There's a ballot measure this November asking voters to consider banning dog racing in the state of Florida.
Amendment 13 aims to outlaw greyhound racing at dog tracks by 2020. A measure like that passing would affect tracks like the Palm Beach Kennel Club on Belvedere Road in West Palm Beach .
The measure has spurred a lawsuit by the Florida Greyhound Association, which is asking the courts to keep the amendment off the November ballot.
On Thursday, a Florida judge heard first arguments on the lawsuit.
Sonia Stratemann, founder of Elite Greyhound Adoption in Loxahatchee, supports Amendment 13. She has been rescuing former racing dogs for 15 years.
"We get the dogs in after they're finished racing when they're injured or no longer wanted anymore by the racing industry," she said.
She said she receives a lot of dogs with broken legs like Bart, who retired after sustaining an injury.
"He broke his leg in Palm Beach and has been recovering for 7 months," she said.
Many are rescued before being euthanized. Stratemann said one of her rescues was also used as a blood bank at a veterinarian clinic for two years after being given up by its trainer due to an injury.
"It's very common for them to come in infested with fleas and ticks, internal parasites," said Stratemann.
She said she supports Amendment 13 and wants to see it on the November ballot. She said it could make a difference when it comes to claims of mistreatment and abuse in the industry.
Meantime, trainer Kurt Trzeciak with Lester Raines Kennel believes the amendment is unfair. He works with many dogs that race at the Palm Beach Kennel Club and said his dogs are treated and cared for when injured.
"Have there been issues? There have been issues in any industry, whether it's law enforcement, politicians, what have you," he said. "And as an industry, we have tried to take care of that ourselves. You can't demonize an entire industry due to the actions of one or two people and that's our who thing.
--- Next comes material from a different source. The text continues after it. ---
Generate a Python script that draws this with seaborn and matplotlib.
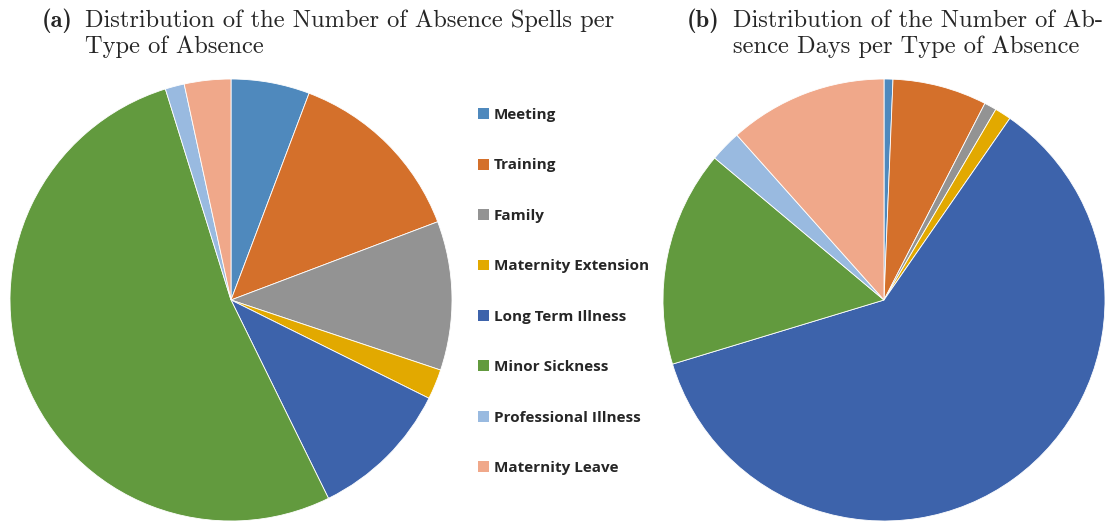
import matplotlib
matplotlib.use("Agg")
import matplotlib.pyplot as plt
import matplotlib.patches as mpatches
import seaborn as sns

categories = ["Meeting", "Training", "Family", "Maternity Extension",
              "Long Term Illness", "Minor Sickness", "Professional Illness",
              "Maternity Leave"]
spells_pct = [5.75, 13.5, 10.9, 2.2, 10.4, 52.5, 1.4, 3.4]
days_pct = [0.65, 6.9, 0.9, 1.2, 60.7, 15.8, 2.3, 11.6]
colors_hex = ["#4F89BD", "#D4702B", "#939393", "#E2A900",
              "#3D63AB", "#629A3E", "#99BAE0", "#F0A88A"]

sns.set_theme(style="white")
palette = sns.color_palette(colors_hex)

W, H = 1105, 522
fig = plt.figure(figsize=(W / 100, H / 100), dpi=100)

def add_pie(cx, cy, r, values):
    ax = fig.add_axes([(cx - r) / W, 1 - (cy + r) / H, 2 * r / W, 2 * r / H])
    ax.pie(values, colors=palette, startangle=90, counterclock=False,
           wedgeprops=dict(edgecolor="white", linewidth=0.6))
    ax.set_xlim(-1, 1)
    ax.set_ylim(-1, 1)
    ax.set_aspect("equal")
    ax.axis("off")
    return ax

add_pie(231, 300, 221, spells_pct)
add_pie(884, 300, 221, days_pct)

title_fs = 17.6
def title(x_lab, x_txt, lab, line1, line2):
    fig.text(x_lab / W, 1 - 27 / H, lab, family="cmb10", fontsize=title_fs,
             va="baseline", ha="left")
    fig.text(x_txt / W, 1 - 27 / H, line1, family="cmr10", fontsize=title_fs,
             va="baseline", ha="left")
    fig.text(x_txt / W, 1 - 53 / H, line2, family="cmr10", fontsize=title_fs,
             va="baseline", ha="left")

title(42, 85, "(a)", "Distribution of the Number of Absence Spells per",
      "Type of Absence")
title(687, 733, "(b)", "Distribution of the Number of Ab-",
      "sence Days per Type of Absence")

handles = [mpatches.Patch(facecolor=c, edgecolor="none") for c in palette]
fs = 11
fig.legend(handles, categories, loc="upper left",
           bbox_to_anchor=(478 / W, 1 - 108 / H), frameon=False,
           prop=dict(family="Open Sans", weight="bold", size=fs),
           handlelength=0.72, handleheight=0.72, handletextpad=0.33,
           labelspacing=2.385, borderpad=0, borderaxespad=0)

fig.savefig("out.png", dpi=100)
It's our goal to ensure the dogs receive the best care that they possibly can."
He says his team spends up to 16 hours caring for the dogs every day, with proper food, exercise and socializing with other dogs.
“We work holidays. Family is secondary to what we do. The Greyhounds are our family first," said Trzeciak.
The lawsuit asking to take Amendment 13 off the ballot claims the language written in the legislation is misleading and inaccurate to voters.
The group says voters are not aware the measure would only ban commercial dog racing, which means kennel clubs would be allowed to continue dog competitions.
The lawsuit also alleges that the wording could apply to all animals, including horses and hunting dogs.
"It's a desperate attempt to keep voters from voting yes," said Stratemann. "This is to end dog racing in Florida, this isn't to end any other equine sport."
If the Florida Greyhound Association loses its battle in the lawsuit to take the amendment off the ballot, voters will have the final say this November.
“This will give a chance for Florida voters to speak up for the dogs," said Stratemann.
“Do your own research, come out to the Kennel Club and see for yourself. Find out what goes on," said Trzeciak.